**Data for the task**.
--------------------
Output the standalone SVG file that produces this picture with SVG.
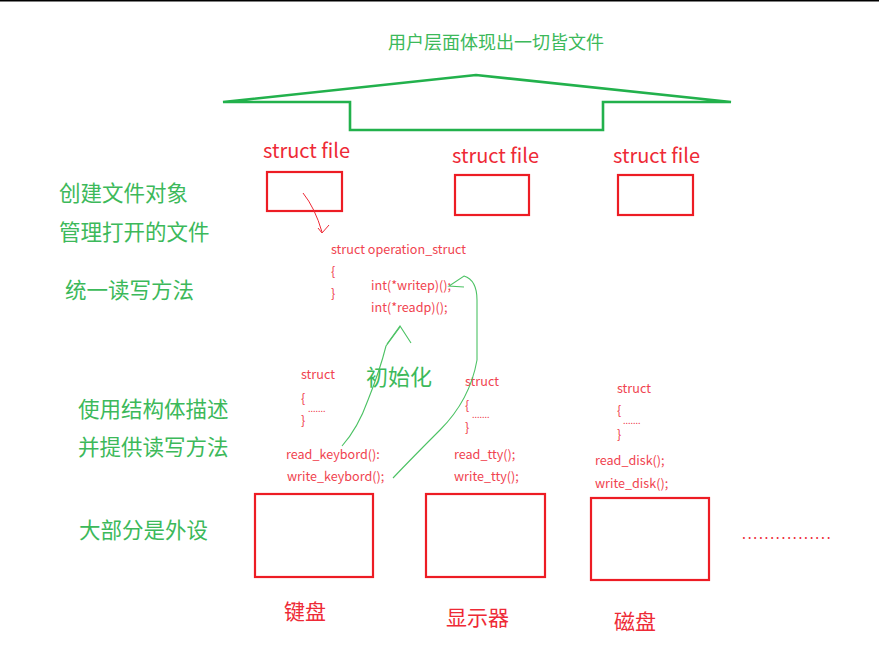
--------------------
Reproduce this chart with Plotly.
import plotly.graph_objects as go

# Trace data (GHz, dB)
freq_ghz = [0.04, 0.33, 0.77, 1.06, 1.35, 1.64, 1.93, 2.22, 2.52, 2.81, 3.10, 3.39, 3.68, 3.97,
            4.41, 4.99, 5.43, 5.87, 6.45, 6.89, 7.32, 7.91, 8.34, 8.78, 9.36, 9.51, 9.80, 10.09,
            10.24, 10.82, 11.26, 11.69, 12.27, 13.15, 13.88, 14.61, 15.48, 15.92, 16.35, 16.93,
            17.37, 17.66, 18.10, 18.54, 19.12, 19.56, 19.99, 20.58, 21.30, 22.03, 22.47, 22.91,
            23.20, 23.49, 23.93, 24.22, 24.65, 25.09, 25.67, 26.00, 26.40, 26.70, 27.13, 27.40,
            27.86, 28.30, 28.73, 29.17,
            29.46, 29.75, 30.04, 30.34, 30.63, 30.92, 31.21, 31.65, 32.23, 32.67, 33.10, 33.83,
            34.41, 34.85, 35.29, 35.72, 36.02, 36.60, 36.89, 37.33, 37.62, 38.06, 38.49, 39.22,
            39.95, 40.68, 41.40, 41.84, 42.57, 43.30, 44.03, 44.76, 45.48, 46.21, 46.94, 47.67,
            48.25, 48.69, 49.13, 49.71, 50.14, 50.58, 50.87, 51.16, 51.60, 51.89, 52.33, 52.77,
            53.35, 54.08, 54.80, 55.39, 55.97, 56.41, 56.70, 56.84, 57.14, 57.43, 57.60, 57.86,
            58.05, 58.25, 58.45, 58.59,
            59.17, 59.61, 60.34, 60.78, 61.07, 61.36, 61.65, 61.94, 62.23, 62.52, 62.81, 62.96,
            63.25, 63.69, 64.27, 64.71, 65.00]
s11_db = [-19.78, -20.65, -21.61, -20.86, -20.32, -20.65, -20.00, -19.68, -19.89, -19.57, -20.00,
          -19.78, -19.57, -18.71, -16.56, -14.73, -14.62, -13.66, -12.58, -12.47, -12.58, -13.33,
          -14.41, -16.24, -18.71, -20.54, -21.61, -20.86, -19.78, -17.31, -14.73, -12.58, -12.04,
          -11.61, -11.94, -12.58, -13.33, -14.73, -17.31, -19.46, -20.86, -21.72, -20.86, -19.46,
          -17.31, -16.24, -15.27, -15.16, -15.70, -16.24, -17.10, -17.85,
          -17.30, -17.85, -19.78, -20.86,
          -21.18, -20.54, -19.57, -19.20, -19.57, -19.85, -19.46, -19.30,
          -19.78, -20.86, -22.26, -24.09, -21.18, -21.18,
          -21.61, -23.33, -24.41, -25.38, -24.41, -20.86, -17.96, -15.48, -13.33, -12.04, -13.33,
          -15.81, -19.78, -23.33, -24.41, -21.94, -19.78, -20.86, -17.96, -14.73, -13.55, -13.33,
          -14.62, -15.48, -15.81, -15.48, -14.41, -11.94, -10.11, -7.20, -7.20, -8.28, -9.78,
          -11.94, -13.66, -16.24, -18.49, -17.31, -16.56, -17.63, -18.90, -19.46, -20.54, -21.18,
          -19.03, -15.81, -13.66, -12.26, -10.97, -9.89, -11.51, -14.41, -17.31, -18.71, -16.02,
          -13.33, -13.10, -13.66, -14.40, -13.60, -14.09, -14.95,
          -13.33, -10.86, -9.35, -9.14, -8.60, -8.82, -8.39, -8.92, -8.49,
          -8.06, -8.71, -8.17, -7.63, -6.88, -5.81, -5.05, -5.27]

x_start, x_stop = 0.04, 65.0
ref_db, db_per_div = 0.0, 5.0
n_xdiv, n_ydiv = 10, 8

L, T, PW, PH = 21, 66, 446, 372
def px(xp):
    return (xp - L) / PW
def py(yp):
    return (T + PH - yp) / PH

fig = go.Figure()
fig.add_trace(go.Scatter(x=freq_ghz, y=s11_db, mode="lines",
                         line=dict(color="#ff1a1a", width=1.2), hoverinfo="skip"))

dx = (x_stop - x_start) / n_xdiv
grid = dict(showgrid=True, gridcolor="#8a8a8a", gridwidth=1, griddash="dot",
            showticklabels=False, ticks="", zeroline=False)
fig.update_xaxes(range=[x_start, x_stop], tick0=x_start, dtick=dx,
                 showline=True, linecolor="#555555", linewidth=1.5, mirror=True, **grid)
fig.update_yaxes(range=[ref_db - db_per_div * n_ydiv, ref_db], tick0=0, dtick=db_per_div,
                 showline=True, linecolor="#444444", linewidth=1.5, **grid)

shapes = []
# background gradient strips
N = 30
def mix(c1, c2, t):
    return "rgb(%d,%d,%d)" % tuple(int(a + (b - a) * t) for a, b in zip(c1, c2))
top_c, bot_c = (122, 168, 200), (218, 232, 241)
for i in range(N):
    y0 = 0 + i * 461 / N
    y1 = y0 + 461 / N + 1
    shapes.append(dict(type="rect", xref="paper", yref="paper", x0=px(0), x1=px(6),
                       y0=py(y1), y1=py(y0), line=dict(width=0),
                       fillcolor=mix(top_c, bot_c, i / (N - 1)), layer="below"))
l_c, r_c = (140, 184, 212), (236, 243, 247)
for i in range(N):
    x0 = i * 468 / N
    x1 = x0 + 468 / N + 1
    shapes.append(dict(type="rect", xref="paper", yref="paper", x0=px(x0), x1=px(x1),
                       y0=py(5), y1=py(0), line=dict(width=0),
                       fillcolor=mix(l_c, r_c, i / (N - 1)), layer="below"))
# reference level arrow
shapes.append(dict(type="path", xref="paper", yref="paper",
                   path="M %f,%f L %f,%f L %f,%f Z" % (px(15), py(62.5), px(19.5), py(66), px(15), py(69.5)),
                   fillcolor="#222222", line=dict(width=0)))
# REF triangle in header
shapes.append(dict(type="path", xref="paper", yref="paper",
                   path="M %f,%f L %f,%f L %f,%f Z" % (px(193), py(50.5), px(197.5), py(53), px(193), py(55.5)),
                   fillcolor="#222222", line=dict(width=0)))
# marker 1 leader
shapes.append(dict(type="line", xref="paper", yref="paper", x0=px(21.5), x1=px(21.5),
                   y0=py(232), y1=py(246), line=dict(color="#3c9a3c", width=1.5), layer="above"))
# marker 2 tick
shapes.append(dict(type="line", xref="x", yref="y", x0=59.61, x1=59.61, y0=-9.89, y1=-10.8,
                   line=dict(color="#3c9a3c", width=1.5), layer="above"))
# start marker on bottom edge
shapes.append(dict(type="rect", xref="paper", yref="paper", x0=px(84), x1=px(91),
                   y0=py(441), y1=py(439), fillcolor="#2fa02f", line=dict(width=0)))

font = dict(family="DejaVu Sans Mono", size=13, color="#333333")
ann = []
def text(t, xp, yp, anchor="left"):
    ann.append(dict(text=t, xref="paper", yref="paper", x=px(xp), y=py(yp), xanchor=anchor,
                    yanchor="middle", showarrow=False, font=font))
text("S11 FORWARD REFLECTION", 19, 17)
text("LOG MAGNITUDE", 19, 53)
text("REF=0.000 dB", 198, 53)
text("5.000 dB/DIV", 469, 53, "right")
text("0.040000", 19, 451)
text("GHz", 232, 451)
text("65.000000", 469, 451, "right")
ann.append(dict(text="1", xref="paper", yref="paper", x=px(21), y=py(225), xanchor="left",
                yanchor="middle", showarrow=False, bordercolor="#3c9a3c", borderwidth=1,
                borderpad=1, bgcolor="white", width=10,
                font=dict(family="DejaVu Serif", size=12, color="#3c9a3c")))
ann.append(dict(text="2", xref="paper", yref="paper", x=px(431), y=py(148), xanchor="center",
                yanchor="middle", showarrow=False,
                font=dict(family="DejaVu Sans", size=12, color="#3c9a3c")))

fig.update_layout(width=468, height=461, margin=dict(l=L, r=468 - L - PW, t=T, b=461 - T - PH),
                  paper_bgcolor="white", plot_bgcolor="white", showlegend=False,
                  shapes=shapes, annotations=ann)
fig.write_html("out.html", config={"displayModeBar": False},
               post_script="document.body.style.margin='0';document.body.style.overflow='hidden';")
--------------------
**Instruction**. Each line from the line with "Reproduce this chart with Plotly." to the line with "import plotly.graph_objects as go" is to be echoed exactly; both boundary lines are included, and nothing else is to be output.

**Exercise output**.
Reproduce this chart with Plotly.
import plotly.graph_objects as go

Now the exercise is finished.